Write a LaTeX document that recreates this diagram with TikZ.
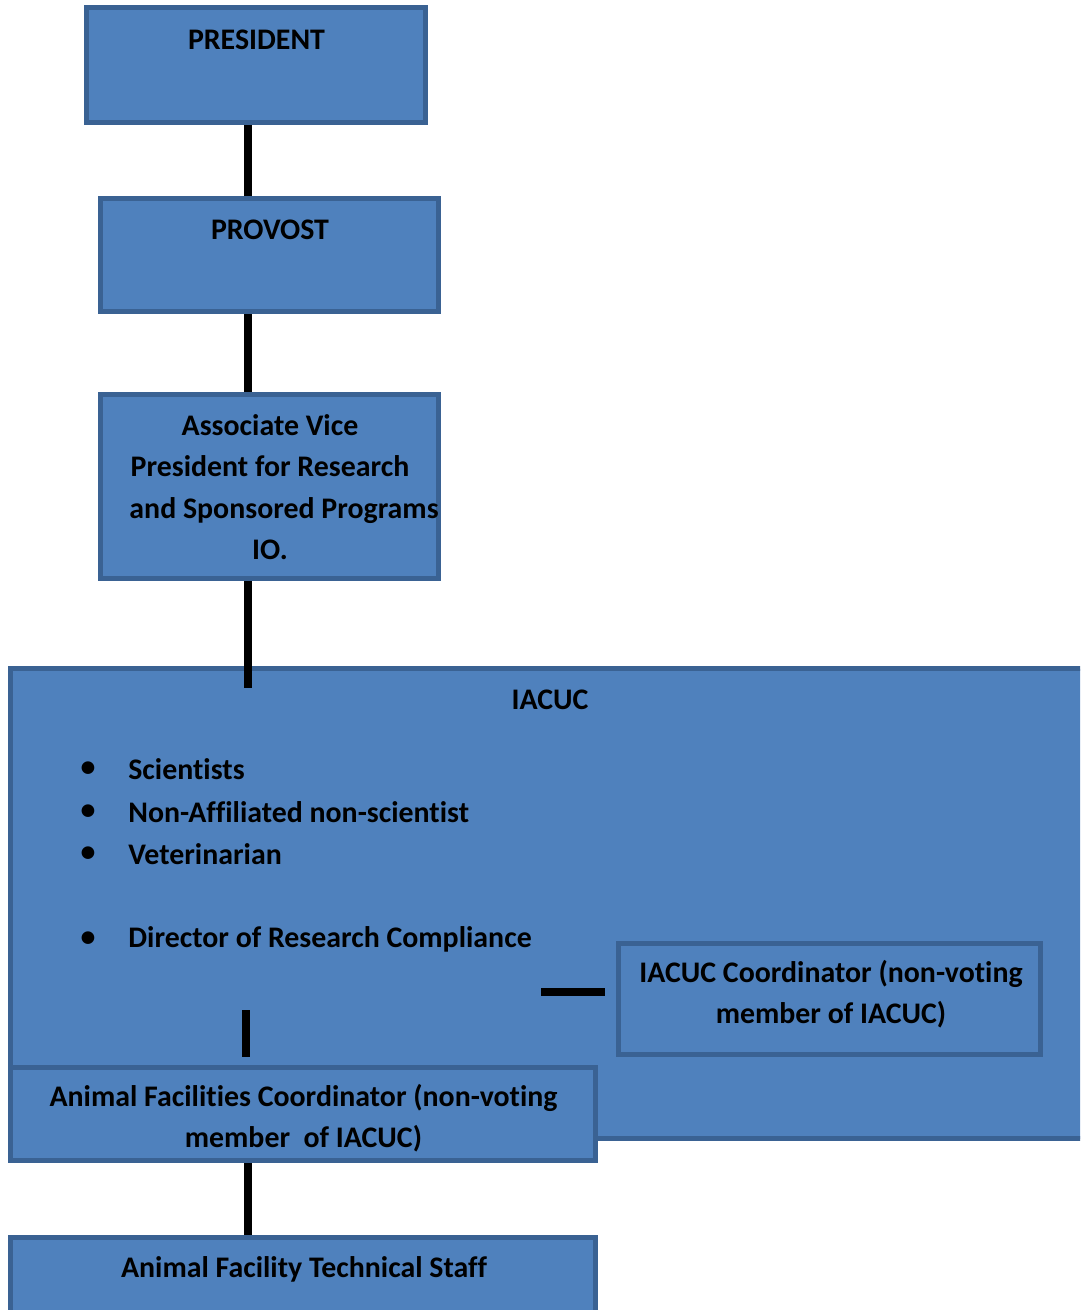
---
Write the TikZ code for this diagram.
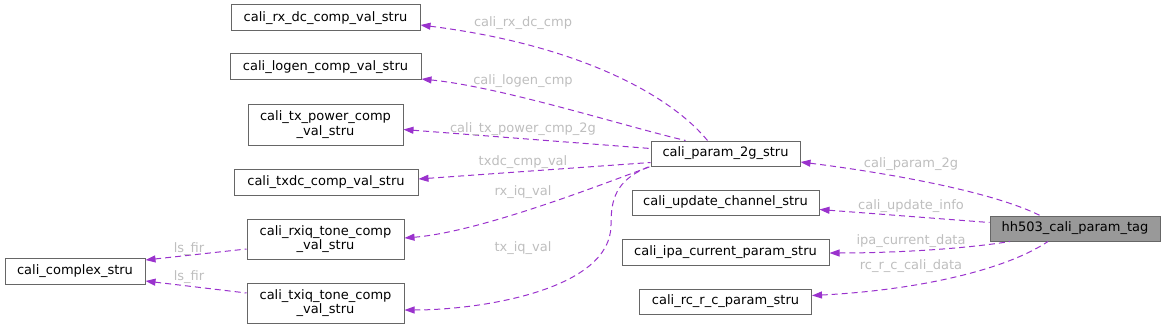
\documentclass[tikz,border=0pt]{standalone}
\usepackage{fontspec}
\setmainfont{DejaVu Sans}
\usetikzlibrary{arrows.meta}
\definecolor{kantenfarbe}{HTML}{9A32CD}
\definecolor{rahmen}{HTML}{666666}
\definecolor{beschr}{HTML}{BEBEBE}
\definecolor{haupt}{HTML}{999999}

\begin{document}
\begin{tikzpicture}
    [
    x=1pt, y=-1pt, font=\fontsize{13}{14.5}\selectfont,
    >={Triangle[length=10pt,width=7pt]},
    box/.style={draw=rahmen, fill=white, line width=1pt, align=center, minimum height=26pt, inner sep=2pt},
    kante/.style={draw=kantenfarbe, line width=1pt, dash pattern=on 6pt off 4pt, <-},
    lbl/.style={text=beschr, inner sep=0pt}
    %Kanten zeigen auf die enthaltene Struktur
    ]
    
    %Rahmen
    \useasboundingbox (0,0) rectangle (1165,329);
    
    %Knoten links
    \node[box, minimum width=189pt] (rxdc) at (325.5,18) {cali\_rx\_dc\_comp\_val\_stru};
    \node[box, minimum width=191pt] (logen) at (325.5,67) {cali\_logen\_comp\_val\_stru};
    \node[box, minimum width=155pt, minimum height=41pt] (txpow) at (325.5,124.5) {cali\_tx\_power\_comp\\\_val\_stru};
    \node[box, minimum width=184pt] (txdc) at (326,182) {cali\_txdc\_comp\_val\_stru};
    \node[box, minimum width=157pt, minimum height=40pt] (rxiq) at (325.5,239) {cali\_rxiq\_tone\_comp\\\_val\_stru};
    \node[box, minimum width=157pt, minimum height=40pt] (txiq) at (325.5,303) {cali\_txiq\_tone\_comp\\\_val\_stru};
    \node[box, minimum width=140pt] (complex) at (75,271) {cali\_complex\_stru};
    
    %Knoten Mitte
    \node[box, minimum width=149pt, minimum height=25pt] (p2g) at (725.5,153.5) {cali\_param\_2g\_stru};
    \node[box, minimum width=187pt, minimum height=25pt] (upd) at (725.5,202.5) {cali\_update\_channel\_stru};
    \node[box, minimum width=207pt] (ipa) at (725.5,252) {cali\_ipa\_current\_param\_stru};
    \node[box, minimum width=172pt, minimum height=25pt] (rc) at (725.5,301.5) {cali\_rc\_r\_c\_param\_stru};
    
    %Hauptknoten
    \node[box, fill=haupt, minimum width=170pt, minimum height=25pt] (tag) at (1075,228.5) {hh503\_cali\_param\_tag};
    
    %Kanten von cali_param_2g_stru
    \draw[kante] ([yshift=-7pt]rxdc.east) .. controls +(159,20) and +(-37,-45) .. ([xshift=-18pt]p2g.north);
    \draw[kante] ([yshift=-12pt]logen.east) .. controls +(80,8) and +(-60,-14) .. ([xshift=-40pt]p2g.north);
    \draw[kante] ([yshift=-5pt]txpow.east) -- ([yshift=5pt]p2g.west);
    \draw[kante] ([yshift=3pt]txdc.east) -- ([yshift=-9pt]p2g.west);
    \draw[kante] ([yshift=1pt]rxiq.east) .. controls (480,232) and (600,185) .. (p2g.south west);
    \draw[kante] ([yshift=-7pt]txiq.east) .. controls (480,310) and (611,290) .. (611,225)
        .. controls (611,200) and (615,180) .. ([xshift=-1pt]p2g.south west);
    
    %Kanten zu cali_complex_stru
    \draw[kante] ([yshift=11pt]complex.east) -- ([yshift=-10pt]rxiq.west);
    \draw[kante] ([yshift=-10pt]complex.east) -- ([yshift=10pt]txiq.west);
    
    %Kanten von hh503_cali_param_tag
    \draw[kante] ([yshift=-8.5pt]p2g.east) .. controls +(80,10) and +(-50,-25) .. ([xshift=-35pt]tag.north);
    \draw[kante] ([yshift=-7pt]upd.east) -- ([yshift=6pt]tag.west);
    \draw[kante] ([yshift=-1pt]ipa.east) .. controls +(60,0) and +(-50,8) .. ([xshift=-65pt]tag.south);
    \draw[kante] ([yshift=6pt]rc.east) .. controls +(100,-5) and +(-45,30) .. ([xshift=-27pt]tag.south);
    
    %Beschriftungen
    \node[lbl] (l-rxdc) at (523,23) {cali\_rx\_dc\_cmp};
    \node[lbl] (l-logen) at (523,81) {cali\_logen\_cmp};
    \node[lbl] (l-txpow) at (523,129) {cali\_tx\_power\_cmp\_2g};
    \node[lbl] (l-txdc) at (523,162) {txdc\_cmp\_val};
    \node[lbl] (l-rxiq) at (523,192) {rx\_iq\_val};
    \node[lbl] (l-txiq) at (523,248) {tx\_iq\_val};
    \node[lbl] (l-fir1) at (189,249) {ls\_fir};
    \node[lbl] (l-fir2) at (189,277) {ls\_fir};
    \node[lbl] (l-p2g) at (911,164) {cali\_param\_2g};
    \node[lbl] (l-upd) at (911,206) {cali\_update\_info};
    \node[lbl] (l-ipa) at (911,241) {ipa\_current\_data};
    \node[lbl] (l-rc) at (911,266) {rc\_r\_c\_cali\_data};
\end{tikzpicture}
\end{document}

What needs to be done:
Start at the line with "Write the TikZ code for this diagram.", stop at the line with "(0,0) rectangle (1165,329);", both lines included, and repeat that span exactly without its pictures.

Finished exercise:
Write the TikZ code for this diagram.
\documentclass[tikz,border=0pt]{standalone}
\usepackage{fontspec}
\setmainfont{DejaVu Sans}
\usetikzlibrary{arrows.meta}
\definecolor{kantenfarbe}{HTML}{9A32CD}
\definecolor{rahmen}{HTML}{666666}
\definecolor{beschr}{HTML}{BEBEBE}
\definecolor{haupt}{HTML}{999999}

\begin{document}
\begin{tikzpicture}
    [
    x=1pt, y=-1pt, font=\fontsize{13}{14.5}\selectfont,
    >={Triangle[length=10pt,width=7pt]},
    box/.style={draw=rahmen, fill=white, line width=1pt, align=center, minimum height=26pt, inner sep=2pt},
    kante/.style={draw=kantenfarbe, line width=1pt, dash pattern=on 6pt off 4pt, <-},
    lbl/.style={text=beschr, inner sep=0pt}
    %Kanten zeigen auf die enthaltene Struktur
    ]
    
    %Rahmen
    \useasboundingbox (0,0) rectangle (1165,329);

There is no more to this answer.